The conversation eventually turned towards emerging technologies, particularly artificial intelligence. Here again, Bourgeois adopted a perspective shaped by decades of professional experience. Throughout his career he has witnessed repeated technological transformations. Analogue workflows gave way to digital systems. New recording formats emerged. Distribution platforms changed. Entire production processes evolved. Each transition created uncertainty alongside opportunity.
Rather than treating AI as fundamentally different from earlier technological developments, Bourgeois viewed it as another stage within a continuing process of change. New tools will inevitably alter professional practice. Some tasks may become easier. Others may disappear entirely. Yet the underlying challenge remains remarkably consistent. Practitioners must learn how new technologies work, understand their limitations, and identify meaningful ways of applying them. Avoiding change rarely proves productive. Understanding it usually does.
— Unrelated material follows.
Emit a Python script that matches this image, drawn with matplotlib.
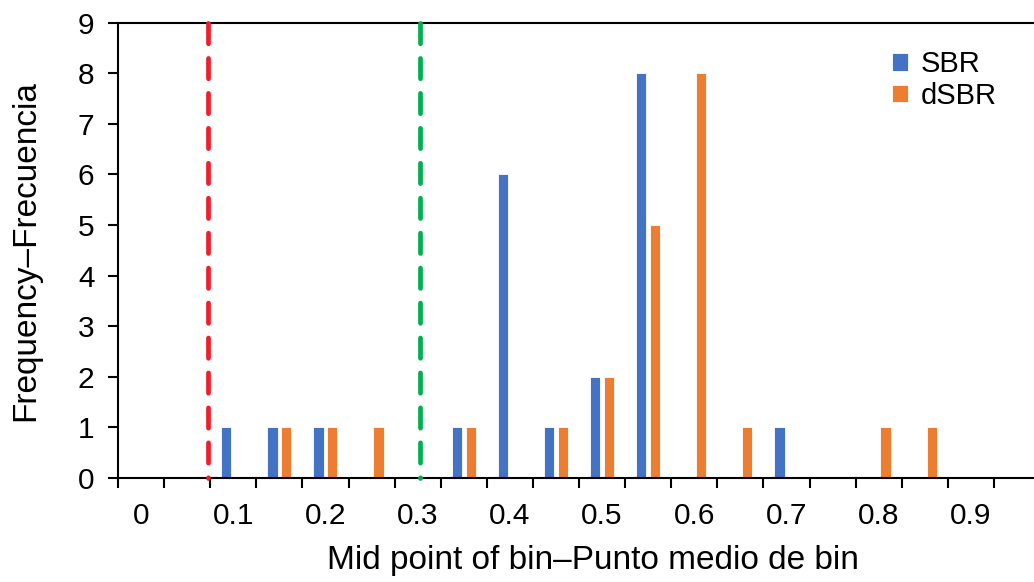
import matplotlib.pyplot as plt
import numpy as np

plt.rcParams['font.family'] = ['Liberation Sans', 'DejaVu Sans']

# bin mid points (categories) and frequencies
bins = [0, 0.05, 0.1, 0.15, 0.2, 0.25, 0.3, 0.35, 0.4, 0.45,
        0.5, 0.55, 0.6, 0.65, 0.7, 0.75, 0.8, 0.85, 0.9, 0.95]
sbr = [0, 0, 1, 1, 1, 0, 0, 1, 6, 1, 2, 8, 0, 0, 1, 0, 0, 0, 0, 0]
dsbr = [0, 0, 0, 1, 1, 1, 0, 1, 0, 1, 2, 5, 8, 1, 0, 0, 1, 1, 0, 0]
tick_labels = ['0', '', '0.1', '', '0.2', '', '0.3', '', '0.4', '', '0.5',
               '', '0.6', '', '0.7', '', '0.8', '', '0.9', '']

# threshold lines (in bin units)
red_line = 0.0725
green_line = 0.3025

fig = plt.figure(figsize=(10.34, 5.82), dpi=100)
ax = fig.add_axes([118 / 1034, 104 / 582, 922 / 1034, 455.3 / 582])

x = np.arange(len(bins))
w = 0.22
ax.bar(x - 0.15, sbr, w, color='#4472C4', edgecolor='white', linewidth=0.6, label='SBR', zorder=2)
ax.bar(x + 0.15, dsbr, w, color='#ED7D31', edgecolor='white', linewidth=0.6, label='dSBR', zorder=2)

step = bins[1] - bins[0]
ax.plot([red_line / step] * 2, [9, 0], color='#F01E2C', linestyle=(0, (4.3, 3.1)), linewidth=3.4,
        dash_capstyle='round', zorder=3, clip_on=False)
ax.plot([green_line / step] * 2, [9, 0], color='#00B050', linestyle=(0, (4.3, 3.1)), linewidth=3.4,
        dash_capstyle='round', zorder=3, clip_on=False)

ax.set_xlim(-0.5, len(bins) - 0.5)
ax.set_ylim(0, 9)
ax.set_yticks(range(10))

# tick marks between categories, labels under categories
ax.set_xticks(np.arange(-0.5, len(bins), 1.0))
ax.set_xticklabels([])
ax.set_xticks(x, minor=True)
ax.set_xticklabels(tick_labels, minor=True)
ax.tick_params(axis='x', which='major', length=7, width=1.5, direction='out')
ax.tick_params(axis='x', which='minor', length=0, pad=17, labelsize=21.5)
ax.tick_params(axis='y', length=7, width=1.5, pad=10, labelsize=21.5)

for s in ['left', 'bottom', 'top']:
    ax.spines[s].set_linewidth(1.5)
ax.spines['right'].set_visible(False)

ax.set_xlabel('Mid point of bin\u2013Punto medio de bin', fontsize=24)
ax.xaxis.set_label_coords(0.515, -0.148)
ax.set_ylabel('Frequency\u2013Frecuencia', fontsize=24, labelpad=26)

ax.legend(loc='upper right', bbox_to_anchor=(0.982, 0.997), frameon=False, fontsize=21,
          handlelength=0.55, handleheight=0.55, handletextpad=0.45, labelspacing=0.12)

plt.savefig('out.png', dpi=100)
Looking back across the lecture, what emerges most clearly is a conception of mixing rooted in attention. Compressors, equalisers, reverbs, Atmos systems, loudness standards, recording technologies, and AI tools all matter. Yet they matter only insofar as they help audiences remain connected to a story. Bourgeois repeatedly returned to the same fundamental question. Can the audience understand what matters at the moment it matters?
Many discussions of sound focus primarily on technology. Gary Bourgeois offered a useful reminder that technology is ultimately a means rather than an end. The purpose of a soundtrack is not to demonstrate technical sophistication. Its purpose is to support communication, emotion, and narrative understanding. The most successful mixes often pass unnoticed precisely because they allow audiences to remain fully absorbed in the world unfolding before them.
Perhaps that is why the simple question that opened the lecture remains so revealing. What happens when an audience misses a line of dialogue? For Bourgeois, the answer extends far beyond a few misunderstood words. It represents a brief fracture in the relationship between story and listener. Much of the mixer’s craft is devoted to preventing that fracture from occurring. Every adjustment, every balance decision, every technical process ultimately serves the same goal: helping audiences hear not merely the sounds of a film, but the story those sounds are trying to tell.